● **YOUR OBJECTIVE**: Transcribe all of the material below word for word and leave out its pictures.

● **COLLECTED DATA**:
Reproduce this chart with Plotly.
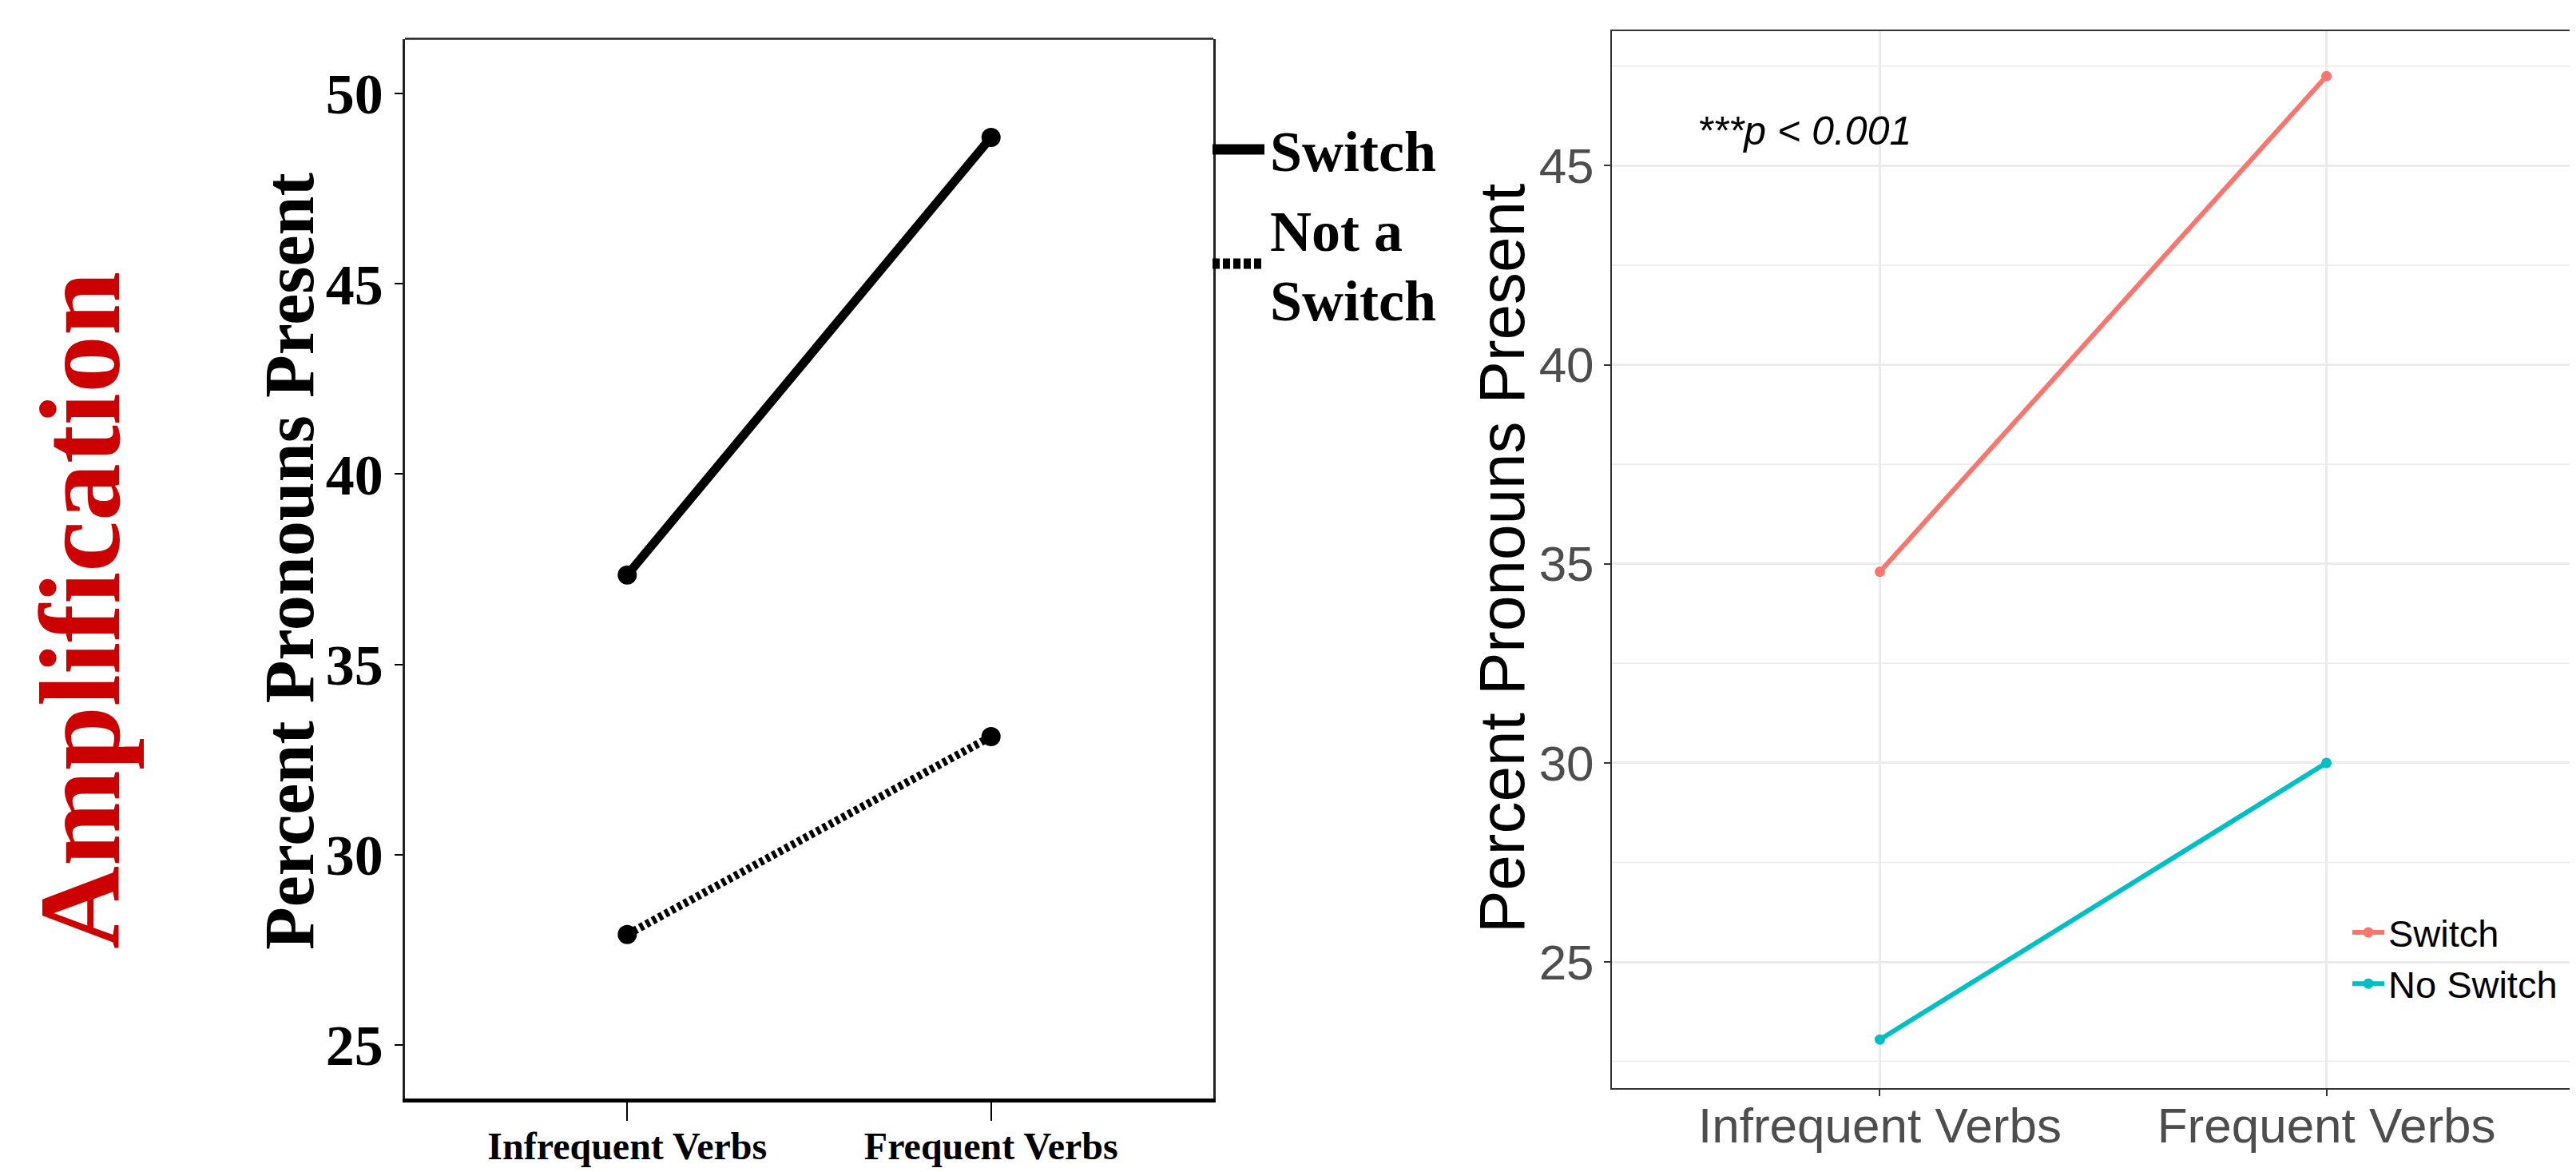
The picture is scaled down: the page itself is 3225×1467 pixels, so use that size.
import plotly.graph_objects as go

# ---------------- data ----------------
categories = ["Infrequent Verbs", "Frequent Verbs"]
cat_pos = [0, 1]

left_switch = [37.35, 48.85]
left_not_switch = [27.9, 33.1]
left_yticks = [25, 30, 35, 40, 45, 50]

right_switch = [34.8, 47.25]
right_no_switch = [23.05, 30.0]
right_yticks = [25, 30, 35, 40, 45]
right_minor = [22.5, 27.5, 32.5, 37.5, 42.5, 47.5]

W, H = 3225, 1467
OFF = 8  # page body margin offset of the rendered div


def fx(px):
    return (px - OFF) / W


def fy(py):
    return 1 - (py - OFF) / H


serif = "Liberation Serif"
sans = "Liberation Sans"

fig = go.Figure()

# ---------------- left panel (SPSS style) ----------------
fig.add_trace(go.Scatter(
    x=cat_pos, y=left_switch, mode="lines+markers", name="Switch",
    line=dict(color="black", width=11),
    marker=dict(color="black", size=24),
    xaxis="x", yaxis="y", showlegend=False))
fig.add_trace(go.Scatter(
    x=cat_pos, y=left_not_switch, mode="lines+markers", name="Not a Switch",
    line=dict(color="black", width=10, dash="5px,4px"),
    marker=dict(color="black", size=24),
    xaxis="x", yaxis="y", showlegend=False))

# ---------------- right panel (ggplot style) ----------------
fig.add_trace(go.Scatter(
    x=cat_pos, y=right_switch, mode="lines+markers", name="Switch",
    line=dict(color="#F8766D", width=6),
    marker=dict(color="#F8766D", size=13),
    xaxis="x2", yaxis="y2", showlegend=True))
fig.add_trace(go.Scatter(
    x=cat_pos, y=right_no_switch, mode="lines+markers", name="No Switch",
    line=dict(color="#00BFC4", width=6),
    marker=dict(color="#00BFC4", size=13),
    xaxis="x2", yaxis="y2", showlegend=True))

# minor gridlines for right panel (horizontal)
for v in right_minor:
    fig.add_shape(type="line", xref="x2 domain", yref="y2",
                  x0=0, x1=1, y0=v, y1=v,
                  line=dict(color="#EBEBEB", width=1.5), layer="below")

fig.update_layout(
    width=W, height=H,
    margin=dict(l=0, r=0, t=0, b=0),
    paper_bgcolor="white", plot_bgcolor="white",
    xaxis=dict(
        domain=[fx(507), fx(1519)], range=[-0.611, 1.611],
        tickvals=cat_pos, ticktext=categories,
        showgrid=False, zeroline=False,
        showline=True, linecolor="black", linewidth=5, mirror=False,
        ticks="outside", ticklen=23, tickwidth=2, tickcolor="black",
        ticklabelstandoff=-10,
        tickfont=dict(family=serif, size=48, color="black", weight="bold"),
        anchor="y"),
    yaxis=dict(
        domain=[fy(1375), fy(48.6)], range=[23.59, 51.44],
        tickvals=left_yticks,
        showgrid=False, zeroline=False,
        showline=True, linecolor="#222222", linewidth=2.5, mirror=True,
        ticks="outside", ticklen=10, tickwidth=2, tickcolor="black",
        tickfont=dict(family=serif, size=72, color="black", weight="bold"),
        anchor="x"),
    xaxis2=dict(
        domain=[fx(2018), 1.0], range=[-0.6, 1.573],
        tickvals=cat_pos, ticktext=categories,
        showgrid=True, gridcolor="#EBEBEB", gridwidth=3, zeroline=False,
        showline=True, linecolor="#333333", linewidth=2, mirror=True,
        ticks="outside", ticklen=8, tickwidth=2, tickcolor="#333333",
        ticklabelstandoff=-16,
        tickfont=dict(family=sans, size=62, color="#4D4D4D"),
        anchor="y2"),
    yaxis2=dict(
        domain=[fy(1362), fy(39)], range=[21.83, 48.38],
        tickvals=right_yticks,
        showgrid=True, gridcolor="#EBEBEB", gridwidth=3, zeroline=False,
        showline=True, linecolor="#333333", linewidth=2, mirror=False,
        ticks="outside", ticklen=8, tickwidth=2, tickcolor="#333333",
        tickfont=dict(family=sans, size=62, color="#4D4D4D"),
        anchor="x2"),
    legend=dict(
        x=fx(2940), y=fy(1130), xanchor="left", yanchor="top",
        bgcolor="rgba(0,0,0,0)", borderwidth=0,
        font=dict(family=sans, size=47, color="black"),
        itemwidth=40, tracegroupgap=0),
    showlegend=True,
)

# top border of left panel
fig.add_shape(type="line", xref="x domain", yref="y domain",
              x0=0, x1=1, y0=1, y1=1, line=dict(color="#222222", width=2.5))

# ---------------- left legend (manual, outside panel) ----------------
fig.add_shape(type="line", xref="paper", yref="paper",
              x0=fx(1518), x1=fx(1583), y0=fy(187), y1=fy(187),
              line=dict(color="black", width=13))
fig.add_shape(type="line", xref="paper", yref="paper",
              x0=fx(1518), x1=fx(1582), y0=fy(330), y1=fy(330),
              line=dict(color="black", width=13, dash="9px,4px"))

annos = []
annos.append(dict(text="<b>Switch</b>", x=fx(1588), y=fy(190),
                  xref="paper", yref="paper", xanchor="left", yanchor="middle",
                  showarrow=False, font=dict(family=serif, size=72, color="black")))
annos.append(dict(text="<b>Not a</b>", x=fx(1588), y=fy(290),
                  xref="paper", yref="paper", xanchor="left", yanchor="middle",
                  showarrow=False, font=dict(family=serif, size=72, color="black")))
annos.append(dict(text="<b>Switch</b>", x=fx(1588), y=fy(377),
                  xref="paper", yref="paper", xanchor="left", yanchor="middle",
                  showarrow=False, font=dict(family=serif, size=72, color="black")))

# left y-axis title
annos.append(dict(text="<b>Percent Pronouns Present</b>", x=fx(362), y=fy(703),
                  xref="paper", yref="paper", xanchor="center", yanchor="middle",
                  textangle=-90, showarrow=False,
                  font=dict(family=serif, size=88, color="black")))

# big red side label
annos.append(dict(text="<b>Amplification</b>", x=fx(100), y=fy(764),
                  xref="paper", yref="paper", xanchor="center", yanchor="middle",
                  textangle=-90, showarrow=False,
                  font=dict(family=serif, size=144, color="#CC0000")))

# right y-axis title
annos.append(dict(text="Percent Pronouns Present", x=fx(1880), y=fy(699),
                  xref="paper", yref="paper", xanchor="center", yanchor="middle",
                  textangle=-90, showarrow=False,
                  font=dict(family=sans, size=80, color="black")))

# p-value annotation
annos.append(dict(text="<i>***p &lt; 0.001</i>", x=fx(2123), y=fy(164),
                  xref="paper", yref="paper", xanchor="left", yanchor="middle",
                  showarrow=False,
                  font=dict(family=sans, size=50, color="black")))

fig.update_layout(annotations=annos)

fig.write_html("out.html")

● **ANSWER TO THIS TASK**:
Reproduce this chart with Plotly.
The picture is scaled down: the page itself is 3225×1467 pixels, so use that size.
import plotly.graph_objects as go

# ---------------- data ----------------
categories = ["Infrequent Verbs", "Frequent Verbs"]
cat_pos = [0, 1]

left_switch = [37.35, 48.85]
left_not_switch = [27.9, 33.1]
left_yticks = [25, 30, 35, 40, 45, 50]

right_switch = [34.8, 47.25]
right_no_switch = [23.05, 30.0]
right_yticks = [25, 30, 35, 40, 45]
right_minor = [22.5, 27.5, 32.5, 37.5, 42.5, 47.5]

W, H = 3225, 1467
OFF = 8  # page body margin offset of the rendered div


def fx(px):
    return (px - OFF) / W


def fy(py):
    return 1 - (py - OFF) / H


serif = "Liberation Serif"
sans = "Liberation Sans"

fig = go.Figure()

# ---------------- left panel (SPSS style) ----------------
fig.add_trace(go.Scatter(
    x=cat_pos, y=left_switch, mode="lines+markers", name="Switch",
    line=dict(color="black", width=11),
    marker=dict(color="black", size=24),
    xaxis="x", yaxis="y", showlegend=False))
fig.add_trace(go.Scatter(
    x=cat_pos, y=left_not_switch, mode="lines+markers", name="Not a Switch",
    line=dict(color="black", width=10, dash="5px,4px"),
    marker=dict(color="black", size=24),
    xaxis="x", yaxis="y", showlegend=False))

# ---------------- right panel (ggplot style) ----------------
fig.add_trace(go.Scatter(
    x=cat_pos, y=right_switch, mode="lines+markers", name="Switch",
    line=dict(color="#F8766D", width=6),
    marker=dict(color="#F8766D", size=13),
    xaxis="x2", yaxis="y2", showlegend=True))
fig.add_trace(go.Scatter(
    x=cat_pos, y=right_no_switch, mode="lines+markers", name="No Switch",
    line=dict(color="#00BFC4", width=6),
    marker=dict(color="#00BFC4", size=13),
    xaxis="x2", yaxis="y2", showlegend=True))

# minor gridlines for right panel (horizontal)
for v in right_minor:
    fig.add_shape(type="line", xref="x2 domain", yref="y2",
                  x0=0, x1=1, y0=v, y1=v,
                  line=dict(color="#EBEBEB", width=1.5), layer="below")

fig.update_layout(
    width=W, height=H,
    margin=dict(l=0, r=0, t=0, b=0),
    paper_bgcolor="white", plot_bgcolor="white",
    xaxis=dict(
        domain=[fx(507), fx(1519)], range=[-0.611, 1.611],
        tickvals=cat_pos, ticktext=categories,
        showgrid=False, zeroline=False,
        showline=True, linecolor="black", linewidth=5, mirror=False,
        ticks="outside", ticklen=23, tickwidth=2, tickcolor="black",
        ticklabelstandoff=-10,
        tickfont=dict(family=serif, size=48, color="black", weight="bold"),
        anchor="y"),
    yaxis=dict(
        domain=[fy(1375), fy(48.6)], range=[23.59, 51.44],
        tickvals=left_yticks,
        showgrid=False, zeroline=False,
        showline=True, linecolor="#222222", linewidth=2.5, mirror=True,
        ticks="outside", ticklen=10, tickwidth=2, tickcolor="black",
        tickfont=dict(family=serif, size=72, color="black", weight="bold"),
        anchor="x"),
    xaxis2=dict(
        domain=[fx(2018), 1.0], range=[-0.6, 1.573],
        tickvals=cat_pos, ticktext=categories,
        showgrid=True, gridcolor="#EBEBEB", gridwidth=3, zeroline=False,
        showline=True, linecolor="#333333", linewidth=2, mirror=True,
        ticks="outside", ticklen=8, tickwidth=2, tickcolor="#333333",
        ticklabelstandoff=-16,
        tickfont=dict(family=sans, size=62, color="#4D4D4D"),
        anchor="y2"),
    yaxis2=dict(
        domain=[fy(1362), fy(39)], range=[21.83, 48.38],
        tickvals=right_yticks,
        showgrid=True, gridcolor="#EBEBEB", gridwidth=3, zeroline=False,
        showline=True, linecolor="#333333", linewidth=2, mirror=False,
        ticks="outside", ticklen=8, tickwidth=2, tickcolor="#333333",
        tickfont=dict(family=sans, size=62, color="#4D4D4D"),
        anchor="x2"),
    legend=dict(
        x=fx(2940), y=fy(1130), xanchor="left", yanchor="top",
        bgcolor="rgba(0,0,0,0)", borderwidth=0,
        font=dict(family=sans, size=47, color="black"),
        itemwidth=40, tracegroupgap=0),
    showlegend=True,
)

# top border of left panel
fig.add_shape(type="line", xref="x domain", yref="y domain",
              x0=0, x1=1, y0=1, y1=1, line=dict(color="#222222", width=2.5))

# ---------------- left legend (manual, outside panel) ----------------
fig.add_shape(type="line", xref="paper", yref="paper",
              x0=fx(1518), x1=fx(1583), y0=fy(187), y1=fy(187),
              line=dict(color="black", width=13))
fig.add_shape(type="line", xref="paper", yref="paper",
              x0=fx(1518), x1=fx(1582), y0=fy(330), y1=fy(330),
              line=dict(color="black", width=13, dash="9px,4px"))

annos = []
annos.append(dict(text="<b>Switch</b>", x=fx(1588), y=fy(190),
                  xref="paper", yref="paper", xanchor="left", yanchor="middle",
                  showarrow=False, font=dict(family=serif, size=72, color="black")))
annos.append(dict(text="<b>Not a</b>", x=fx(1588), y=fy(290),
                  xref="paper", yref="paper", xanchor="left", yanchor="middle",
                  showarrow=False, font=dict(family=serif, size=72, color="black")))
annos.append(dict(text="<b>Switch</b>", x=fx(1588), y=fy(377),
                  xref="paper", yref="paper", xanchor="left", yanchor="middle",
                  showarrow=False, font=dict(family=serif, size=72, color="black")))

# left y-axis title
annos.append(dict(text="<b>Percent Pronouns Present</b>", x=fx(362), y=fy(703),
                  xref="paper", yref="paper", xanchor="center", yanchor="middle",
                  textangle=-90, showarrow=False,
                  font=dict(family=serif, size=88, color="black")))

# big red side label
annos.append(dict(text="<b>Amplification</b>", x=fx(100), y=fy(764),
                  xref="paper", yref="paper", xanchor="center", yanchor="middle",
                  textangle=-90, showarrow=False,
                  font=dict(family=serif, size=144, color="#CC0000")))

# right y-axis title
annos.append(dict(text="Percent Pronouns Present", x=fx(1880), y=fy(699),
                  xref="paper", yref="paper", xanchor="center", yanchor="middle",
                  textangle=-90, showarrow=False,
                  font=dict(family=sans, size=80, color="black")))

# p-value annotation
annos.append(dict(text="<i>***p &lt; 0.001</i>", x=fx(2123), y=fy(164),
                  xref="paper", yref="paper", xanchor="left", yanchor="middle",
                  showarrow=False,
                  font=dict(family=sans, size=50, color="black")))

fig.update_layout(annotations=annos)

fig.write_html("out.html")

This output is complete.